## Exercise aim
All of the data that follows should be retyped exactly, please, except the pictures.
>> Begin Data excerpt
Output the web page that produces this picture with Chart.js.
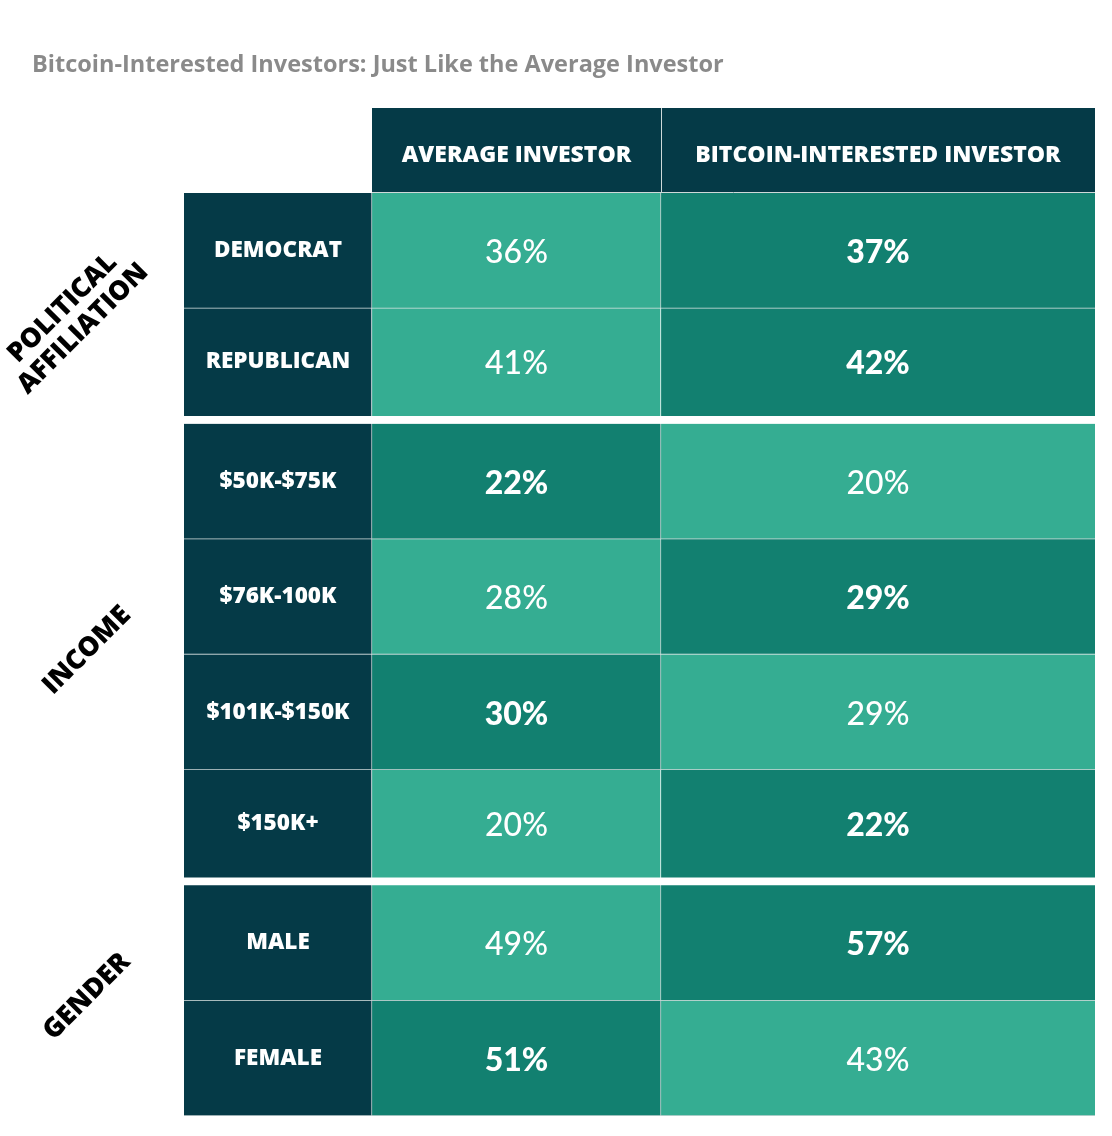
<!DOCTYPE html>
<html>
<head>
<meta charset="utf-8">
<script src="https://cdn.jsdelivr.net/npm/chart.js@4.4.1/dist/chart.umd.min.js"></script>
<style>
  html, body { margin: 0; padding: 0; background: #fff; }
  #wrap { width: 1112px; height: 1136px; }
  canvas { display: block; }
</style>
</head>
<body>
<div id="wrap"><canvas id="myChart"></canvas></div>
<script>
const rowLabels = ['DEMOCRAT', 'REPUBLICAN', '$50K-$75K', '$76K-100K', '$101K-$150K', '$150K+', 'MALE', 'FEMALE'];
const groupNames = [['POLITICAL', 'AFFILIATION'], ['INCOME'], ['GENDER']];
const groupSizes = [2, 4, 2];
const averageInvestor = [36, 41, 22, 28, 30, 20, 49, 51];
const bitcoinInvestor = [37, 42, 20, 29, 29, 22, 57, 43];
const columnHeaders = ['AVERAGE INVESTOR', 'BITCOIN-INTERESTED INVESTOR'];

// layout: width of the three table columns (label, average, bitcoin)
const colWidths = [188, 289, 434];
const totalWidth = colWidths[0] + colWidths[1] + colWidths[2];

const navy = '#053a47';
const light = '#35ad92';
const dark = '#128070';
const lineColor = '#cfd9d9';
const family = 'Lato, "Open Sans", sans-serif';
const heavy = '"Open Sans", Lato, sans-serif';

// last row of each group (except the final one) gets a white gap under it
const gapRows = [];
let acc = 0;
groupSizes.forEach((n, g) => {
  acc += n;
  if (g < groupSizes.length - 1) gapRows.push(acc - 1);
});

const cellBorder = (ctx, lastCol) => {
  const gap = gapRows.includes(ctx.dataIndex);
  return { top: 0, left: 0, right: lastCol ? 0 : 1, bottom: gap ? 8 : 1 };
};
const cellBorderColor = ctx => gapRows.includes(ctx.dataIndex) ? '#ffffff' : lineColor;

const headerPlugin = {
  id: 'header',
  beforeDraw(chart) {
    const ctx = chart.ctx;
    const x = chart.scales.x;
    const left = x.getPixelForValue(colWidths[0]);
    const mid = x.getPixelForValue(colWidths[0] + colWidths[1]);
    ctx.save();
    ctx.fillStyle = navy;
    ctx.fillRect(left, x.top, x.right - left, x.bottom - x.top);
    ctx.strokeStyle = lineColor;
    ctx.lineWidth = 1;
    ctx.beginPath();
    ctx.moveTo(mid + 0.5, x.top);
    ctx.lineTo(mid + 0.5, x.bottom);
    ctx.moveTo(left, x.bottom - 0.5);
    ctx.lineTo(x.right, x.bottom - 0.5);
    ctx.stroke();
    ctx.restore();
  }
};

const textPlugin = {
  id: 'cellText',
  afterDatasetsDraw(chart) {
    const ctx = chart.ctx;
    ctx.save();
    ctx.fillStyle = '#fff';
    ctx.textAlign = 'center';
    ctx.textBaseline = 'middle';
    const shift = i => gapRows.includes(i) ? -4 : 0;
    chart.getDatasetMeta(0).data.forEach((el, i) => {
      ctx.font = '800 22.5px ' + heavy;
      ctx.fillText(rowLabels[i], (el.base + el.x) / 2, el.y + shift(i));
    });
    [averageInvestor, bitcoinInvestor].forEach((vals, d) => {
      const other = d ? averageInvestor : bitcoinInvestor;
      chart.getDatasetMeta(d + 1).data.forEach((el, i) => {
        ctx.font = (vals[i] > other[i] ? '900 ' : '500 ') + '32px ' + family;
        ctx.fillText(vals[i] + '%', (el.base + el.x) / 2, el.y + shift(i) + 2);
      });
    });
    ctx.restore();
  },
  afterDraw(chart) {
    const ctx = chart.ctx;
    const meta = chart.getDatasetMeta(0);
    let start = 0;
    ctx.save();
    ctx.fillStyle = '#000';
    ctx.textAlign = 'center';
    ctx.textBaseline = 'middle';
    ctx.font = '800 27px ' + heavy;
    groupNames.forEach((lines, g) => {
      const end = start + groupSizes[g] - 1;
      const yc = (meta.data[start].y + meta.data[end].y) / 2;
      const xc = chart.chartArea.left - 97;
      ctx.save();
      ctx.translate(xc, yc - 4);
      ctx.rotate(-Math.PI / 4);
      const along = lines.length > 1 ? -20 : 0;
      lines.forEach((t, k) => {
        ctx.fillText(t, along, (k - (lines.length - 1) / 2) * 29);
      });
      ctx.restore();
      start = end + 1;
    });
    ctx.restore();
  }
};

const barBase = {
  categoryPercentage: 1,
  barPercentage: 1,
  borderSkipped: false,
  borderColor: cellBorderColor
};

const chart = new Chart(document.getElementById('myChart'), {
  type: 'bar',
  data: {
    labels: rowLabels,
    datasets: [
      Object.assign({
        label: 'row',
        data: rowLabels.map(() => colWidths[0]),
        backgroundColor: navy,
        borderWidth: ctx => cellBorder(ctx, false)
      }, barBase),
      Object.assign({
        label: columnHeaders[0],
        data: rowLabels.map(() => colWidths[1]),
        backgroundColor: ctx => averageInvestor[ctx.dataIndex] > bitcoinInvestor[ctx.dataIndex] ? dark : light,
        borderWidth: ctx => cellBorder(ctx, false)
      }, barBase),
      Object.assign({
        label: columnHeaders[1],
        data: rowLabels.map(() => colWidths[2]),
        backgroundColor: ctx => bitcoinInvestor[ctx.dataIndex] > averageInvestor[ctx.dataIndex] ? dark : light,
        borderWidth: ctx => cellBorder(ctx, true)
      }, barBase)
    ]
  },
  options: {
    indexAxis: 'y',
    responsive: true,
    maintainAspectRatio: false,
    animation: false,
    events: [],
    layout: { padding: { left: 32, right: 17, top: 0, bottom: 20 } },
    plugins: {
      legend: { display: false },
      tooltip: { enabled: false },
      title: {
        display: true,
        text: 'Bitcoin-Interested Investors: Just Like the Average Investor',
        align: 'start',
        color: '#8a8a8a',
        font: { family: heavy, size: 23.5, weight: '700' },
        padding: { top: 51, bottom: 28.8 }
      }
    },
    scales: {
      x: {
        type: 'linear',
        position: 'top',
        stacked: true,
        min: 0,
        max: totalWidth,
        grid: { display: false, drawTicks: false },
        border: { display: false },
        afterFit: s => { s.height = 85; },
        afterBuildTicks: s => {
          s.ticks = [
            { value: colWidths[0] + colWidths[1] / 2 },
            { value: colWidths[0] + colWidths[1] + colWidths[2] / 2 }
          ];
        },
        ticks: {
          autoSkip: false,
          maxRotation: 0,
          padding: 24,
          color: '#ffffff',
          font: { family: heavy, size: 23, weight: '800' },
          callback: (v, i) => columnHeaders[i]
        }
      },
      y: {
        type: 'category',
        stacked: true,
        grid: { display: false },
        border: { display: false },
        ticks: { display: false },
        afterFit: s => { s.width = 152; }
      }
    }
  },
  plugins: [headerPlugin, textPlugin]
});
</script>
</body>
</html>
>> End Data excerpt
## Complete response
Output the web page that produces this picture with Chart.js.
<!DOCTYPE html>
<html>
<head>
<meta charset="utf-8">
<script src="https://cdn.jsdelivr.net/npm/chart.js@4.4.1/dist/chart.umd.min.js"></script>
<style>
  html, body { margin: 0; padding: 0; background: #fff; }
  #wrap { width: 1112px; height: 1136px; }
  canvas { display: block; }
</style>
</head>
<body>
<div id="wrap"><canvas id="myChart"></canvas></div>
<script>
const rowLabels = ['DEMOCRAT', 'REPUBLICAN', '$50K-$75K', '$76K-100K', '$101K-$150K', '$150K+', 'MALE', 'FEMALE'];
const groupNames = [['POLITICAL', 'AFFILIATION'], ['INCOME'], ['GENDER']];
const groupSizes = [2, 4, 2];
const averageInvestor = [36, 41, 22, 28, 30, 20, 49, 51];
const bitcoinInvestor = [37, 42, 20, 29, 29, 22, 57, 43];
const columnHeaders = ['AVERAGE INVESTOR', 'BITCOIN-INTERESTED INVESTOR'];

// layout: width of the three table columns (label, average, bitcoin)
const colWidths = [188, 289, 434];
const totalWidth = colWidths[0] + colWidths[1] + colWidths[2];

const navy = '#053a47';
const light = '#35ad92';
const dark = '#128070';
const lineColor = '#cfd9d9';
const family = 'Lato, "Open Sans", sans-serif';
const heavy = '"Open Sans", Lato, sans-serif';

// last row of each group (except the final one) gets a white gap under it
const gapRows = [];
let acc = 0;
groupSizes.forEach((n, g) => {
  acc += n;
  if (g < groupSizes.length - 1) gapRows.push(acc - 1);
});

const cellBorder = (ctx, lastCol) => {
  const gap = gapRows.includes(ctx.dataIndex);
  return { top: 0, left: 0, right: lastCol ? 0 : 1, bottom: gap ? 8 : 1 };
};
const cellBorderColor = ctx => gapRows.includes(ctx.dataIndex) ? '#ffffff' : lineColor;

const headerPlugin = {
  id: 'header',
  beforeDraw(chart) {
    const ctx = chart.ctx;
    const x = chart.scales.x;
    const left = x.getPixelForValue(colWidths[0]);
    const mid = x.getPixelForValue(colWidths[0] + colWidths[1]);
    ctx.save();
    ctx.fillStyle = navy;
    ctx.fillRect(left, x.top, x.right - left, x.bottom - x.top);
    ctx.strokeStyle = lineColor;
    ctx.lineWidth = 1;
    ctx.beginPath();
    ctx.moveTo(mid + 0.5, x.top);
    ctx.lineTo(mid + 0.5, x.bottom);
    ctx.moveTo(left, x.bottom - 0.5);
    ctx.lineTo(x.right, x.bottom - 0.5);
    ctx.stroke();
    ctx.restore();
  }
};

const textPlugin = {
  id: 'cellText',
  afterDatasetsDraw(chart) {
    const ctx = chart.ctx;
    ctx.save();
    ctx.fillStyle = '#fff';
    ctx.textAlign = 'center';
    ctx.textBaseline = 'middle';
    const shift = i => gapRows.includes(i) ? -4 : 0;
    chart.getDatasetMeta(0).data.forEach((el, i) => {
      ctx.font = '800 22.5px ' + heavy;
      ctx.fillText(rowLabels[i], (el.base + el.x) / 2, el.y + shift(i));
    });
    [averageInvestor, bitcoinInvestor].forEach((vals, d) => {
      const other = d ? averageInvestor : bitcoinInvestor;
      chart.getDatasetMeta(d + 1).data.forEach((el, i) => {
        ctx.font = (vals[i] > other[i] ? '900 ' : '500 ') + '32px ' + family;
        ctx.fillText(vals[i] + '%', (el.base + el.x) / 2, el.y + shift(i) + 2);
      });
    });
    ctx.restore();
  },
  afterDraw(chart) {
    const ctx = chart.ctx;
    const meta = chart.getDatasetMeta(0);
    let start = 0;
    ctx.save();
    ctx.fillStyle = '#000';
    ctx.textAlign = 'center';
    ctx.textBaseline = 'middle';
    ctx.font = '800 27px ' + heavy;
    groupNames.forEach((lines, g) => {
      const end = start + groupSizes[g] - 1;
      const yc = (meta.data[start].y + meta.data[end].y) / 2;
      const xc = chart.chartArea.left - 97;
      ctx.save();
      ctx.translate(xc, yc - 4);
      ctx.rotate(-Math.PI / 4);
      const along = lines.length > 1 ? -20 : 0;
      lines.forEach((t, k) => {
        ctx.fillText(t, along, (k - (lines.length - 1) / 2) * 29);
      });
      ctx.restore();
      start = end + 1;
    });
    ctx.restore();
  }
};

const barBase = {
  categoryPercentage: 1,
  barPercentage: 1,
  borderSkipped: false,
  borderColor: cellBorderColor
};

const chart = new Chart(document.getElementById('myChart'), {
  type: 'bar',
  data: {
    labels: rowLabels,
    datasets: [
      Object.assign({
        label: 'row',
        data: rowLabels.map(() => colWidths[0]),
        backgroundColor: navy,
        borderWidth: ctx => cellBorder(ctx, false)
      }, barBase),
      Object.assign({
        label: columnHeaders[0],
        data: rowLabels.map(() => colWidths[1]),
        backgroundColor: ctx => averageInvestor[ctx.dataIndex] > bitcoinInvestor[ctx.dataIndex] ? dark : light,
        borderWidth: ctx => cellBorder(ctx, false)
      }, barBase),
      Object.assign({
        label: columnHeaders[1],
        data: rowLabels.map(() => colWidths[2]),
        backgroundColor: ctx => bitcoinInvestor[ctx.dataIndex] > averageInvestor[ctx.dataIndex] ? dark : light,
        borderWidth: ctx => cellBorder(ctx, true)
      }, barBase)
    ]
  },
  options: {
    indexAxis: 'y',
    responsive: true,
    maintainAspectRatio: false,
    animation: false,
    events: [],
    layout: { padding: { left: 32, right: 17, top: 0, bottom: 20 } },
    plugins: {
      legend: { display: false },
      tooltip: { enabled: false },
      title: {
        display: true,
        text: 'Bitcoin-Interested Investors: Just Like the Average Investor',
        align: 'start',
        color: '#8a8a8a',
        font: { family: heavy, size: 23.5, weight: '700' },
        padding: { top: 51, bottom: 28.8 }
      }
    },
    scales: {
      x: {
        type: 'linear',
        position: 'top',
        stacked: true,
        min: 0,
        max: totalWidth,
        grid: { display: false, drawTicks: false },
        border: { display: false },
        afterFit: s => { s.height = 85; },
        afterBuildTicks: s => {
          s.ticks = [
            { value: colWidths[0] + colWidths[1] / 2 },
            { value: colWidths[0] + colWidths[1] + colWidths[2] / 2 }
          ];
        },
        ticks: {
          autoSkip: false,
          maxRotation: 0,
          padding: 24,
          color: '#ffffff',
          font: { family: heavy, size: 23, weight: '800' },
          callback: (v, i) => columnHeaders[i]
        }
      },
      y: {
        type: 'category',
        stacked: true,
        grid: { display: false },
        border: { display: false },
        ticks: { display: false },
        afterFit: s => { s.width = 152; }
      }
    }
  },
  plugins: [headerPlugin, textPlugin]
});
</script>
</body>
</html>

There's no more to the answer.